MILWAUKEE (AP) -- The Republican presidential candidates are debating for the fourth time in the 2016 nomination contest, this time in Milwaukee, as they compete to narrow down the wide-open contest.
Here are the latest developments (all times local):
GOP presidential candidate Marco Rubio is getting debate night help from a new political group called "Baby Got PAC."
That's a super PAC funded by John Jordan, a wealthy California winery owner, and named after a popular 1990s song by rapper Sir Mix-A-Lot.
He and Rick Wilson, a Florida Republican admaker, put together a 60-second commercial that will air Tuesday on Fox News channels, including Fox Business News, which is co-hosting the GOP debate in Milwaukee.
The spot compliments other Republican presidential hopefuls but promotes Rubio as the strongest potential opponent to Democratic frontrunner Hillary Rodham Clinton. The ad quotes media reports that Clinton supporters -- including former President Bill Clinton -- view the 44-year-old Florida senator as her toughest potential general election opponent in a field of 15 candidates.

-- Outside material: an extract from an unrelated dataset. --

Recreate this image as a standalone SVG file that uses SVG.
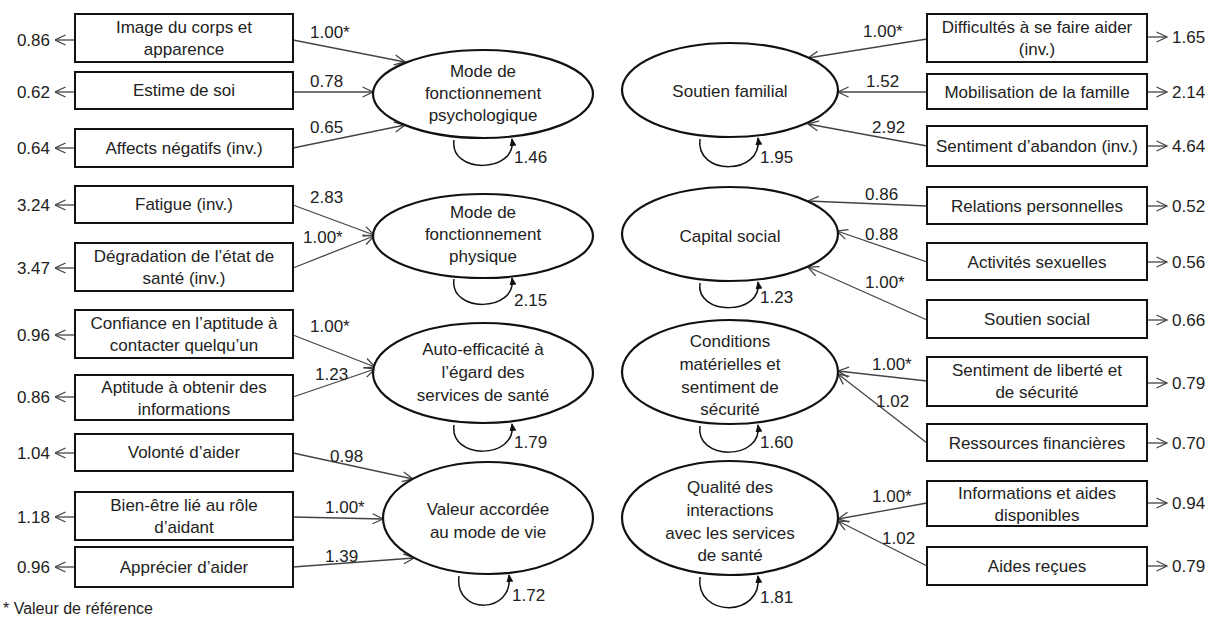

Jordan formed his own super PAC to spend money on the presidential race, and is putting up roughly $100,000 of his own money. He said other donors have already expressed interest in helping out, and he has several other ads already prepared. Super political action committees can take unlimited amounts of money from contributors but cannot coordinate with the candidates they seek to help.
Asked about the PAC's name, Jordan says: "You have to be different to stand out. Why not have a little fun with it?"